おかしいことはおかしい(2024年2月25日『新潟日報』-「日報抄」)

 「もう住めないかな。喪失感しかない」。能登半島地震液状化現象で自宅が傾いた、新潟市西区の女性の言葉だ。住まいの破損は被災者を打ちのめす

▼一方で、住宅の再建は日常を取り戻す大きな一歩になる。資金面での支えになるのが被災者生活再建支援法だ。「私有財産には税金を投入しない」としていた国に対し、作家の小田実さんら阪神大震災の被災者が公的支援の必要性を訴え、1998年の成立にこぎ着けた

▼当初の使途は家財購入などに限られ、住宅本体には使えなかった。これでは暮らしを取り戻せないと、中越地震中越沖地震の被災者が声を上げた。

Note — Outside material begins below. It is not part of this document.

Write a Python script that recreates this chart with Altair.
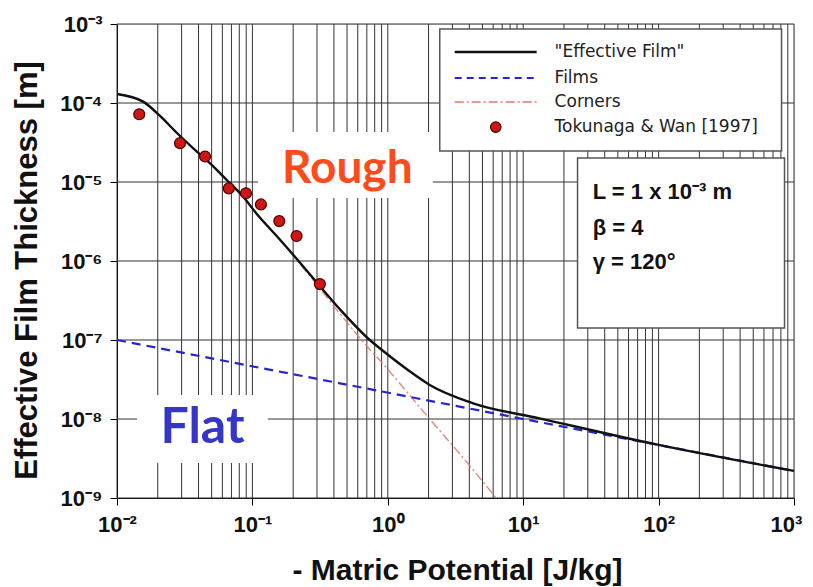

神戸市の被災者支援団体代表で、小田さんらと支援法成立に尽力した中島絢子さんも中越の被災地を訪れ「次の災害のため、阪神中越が連携して法律の壁を崩さなければいけない」と訴えた

▼2007年に支援法が改正され、住宅再建にも使えるようになった。年齢や年収の制限も撤廃された。公的支援は被災地の運動によって改善されてきた

能登半島地震で国は同法に基づく支援金と合わせ、石川県の一部地域の高齢者世帯などを対象に最大300万円を上乗せ支給する方針を決めた。しかし本県や富山県は対象外だ。公平性の面から疑問視する声が上がる

▼「残念ながら、被災した当事者が声を出すしかないんです」。83歳になった今も被災者支援を続ける中島さんは訴える。おかしいことはおかしいと言わなければ、次の災害時にも不合理なことがまかり通る。